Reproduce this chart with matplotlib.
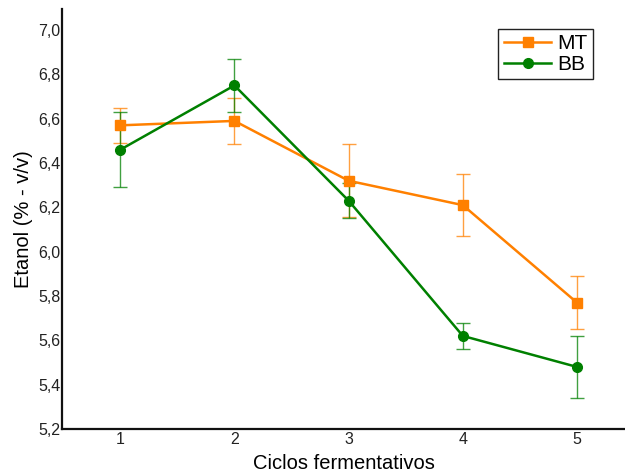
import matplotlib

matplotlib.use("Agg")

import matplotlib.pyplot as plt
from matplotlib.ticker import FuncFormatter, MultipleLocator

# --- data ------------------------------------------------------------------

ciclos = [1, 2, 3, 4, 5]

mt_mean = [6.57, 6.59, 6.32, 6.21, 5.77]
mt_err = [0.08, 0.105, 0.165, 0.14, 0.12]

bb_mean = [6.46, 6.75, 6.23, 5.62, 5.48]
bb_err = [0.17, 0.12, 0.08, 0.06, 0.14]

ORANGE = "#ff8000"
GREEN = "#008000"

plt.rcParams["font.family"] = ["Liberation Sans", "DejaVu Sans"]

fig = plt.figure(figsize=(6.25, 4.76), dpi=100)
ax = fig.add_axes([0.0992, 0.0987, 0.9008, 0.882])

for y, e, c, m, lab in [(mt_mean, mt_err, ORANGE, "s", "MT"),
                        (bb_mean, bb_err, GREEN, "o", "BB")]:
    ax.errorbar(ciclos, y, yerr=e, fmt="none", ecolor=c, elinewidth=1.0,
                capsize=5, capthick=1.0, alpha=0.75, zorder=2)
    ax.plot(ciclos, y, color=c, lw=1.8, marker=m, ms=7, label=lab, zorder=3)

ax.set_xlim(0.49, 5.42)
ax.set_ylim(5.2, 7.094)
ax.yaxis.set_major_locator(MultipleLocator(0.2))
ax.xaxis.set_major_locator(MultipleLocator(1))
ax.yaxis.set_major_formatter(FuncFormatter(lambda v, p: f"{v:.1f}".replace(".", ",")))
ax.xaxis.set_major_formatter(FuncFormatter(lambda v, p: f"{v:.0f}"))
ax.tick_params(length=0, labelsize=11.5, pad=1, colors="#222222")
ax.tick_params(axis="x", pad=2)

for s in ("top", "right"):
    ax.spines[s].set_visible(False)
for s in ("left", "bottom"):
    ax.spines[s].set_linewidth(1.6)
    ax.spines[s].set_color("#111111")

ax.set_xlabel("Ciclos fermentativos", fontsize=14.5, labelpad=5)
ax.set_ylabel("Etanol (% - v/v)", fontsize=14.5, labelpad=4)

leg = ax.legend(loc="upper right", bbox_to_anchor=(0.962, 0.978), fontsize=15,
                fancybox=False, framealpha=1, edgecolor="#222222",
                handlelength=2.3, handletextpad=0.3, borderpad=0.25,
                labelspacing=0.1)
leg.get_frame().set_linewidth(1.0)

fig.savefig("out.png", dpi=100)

* * * * *

__Exercise requirements__
From the top of the listing above, repeat each line exactly until you reach the line containing "ms=7, label=lab, zorder=3)", and repeat that one too. Leave the pictures out.

__Result below__
Reproduce this chart with matplotlib.
import matplotlib

matplotlib.use("Agg")

import matplotlib.pyplot as plt
from matplotlib.ticker import FuncFormatter, MultipleLocator

# --- data ------------------------------------------------------------------

ciclos = [1, 2, 3, 4, 5]

mt_mean = [6.57, 6.59, 6.32, 6.21, 5.77]
mt_err = [0.08, 0.105, 0.165, 0.14, 0.12]

bb_mean = [6.46, 6.75, 6.23, 5.62, 5.48]
bb_err = [0.17, 0.12, 0.08, 0.06, 0.14]

ORANGE = "#ff8000"
GREEN = "#008000"

plt.rcParams["font.family"] = ["Liberation Sans", "DejaVu Sans"]

fig = plt.figure(figsize=(6.25, 4.76), dpi=100)
ax = fig.add_axes([0.0992, 0.0987, 0.9008, 0.882])

for y, e, c, m, lab in [(mt_mean, mt_err, ORANGE, "s", "MT"),
                        (bb_mean, bb_err, GREEN, "o", "BB")]:
    ax.errorbar(ciclos, y, yerr=e, fmt="none", ecolor=c, elinewidth=1.0,
                capsize=5, capthick=1.0, alpha=0.75, zorder=2)
    ax.plot(ciclos, y, color=c, lw=1.8, marker=m, ms=7, label=lab, zorder=3)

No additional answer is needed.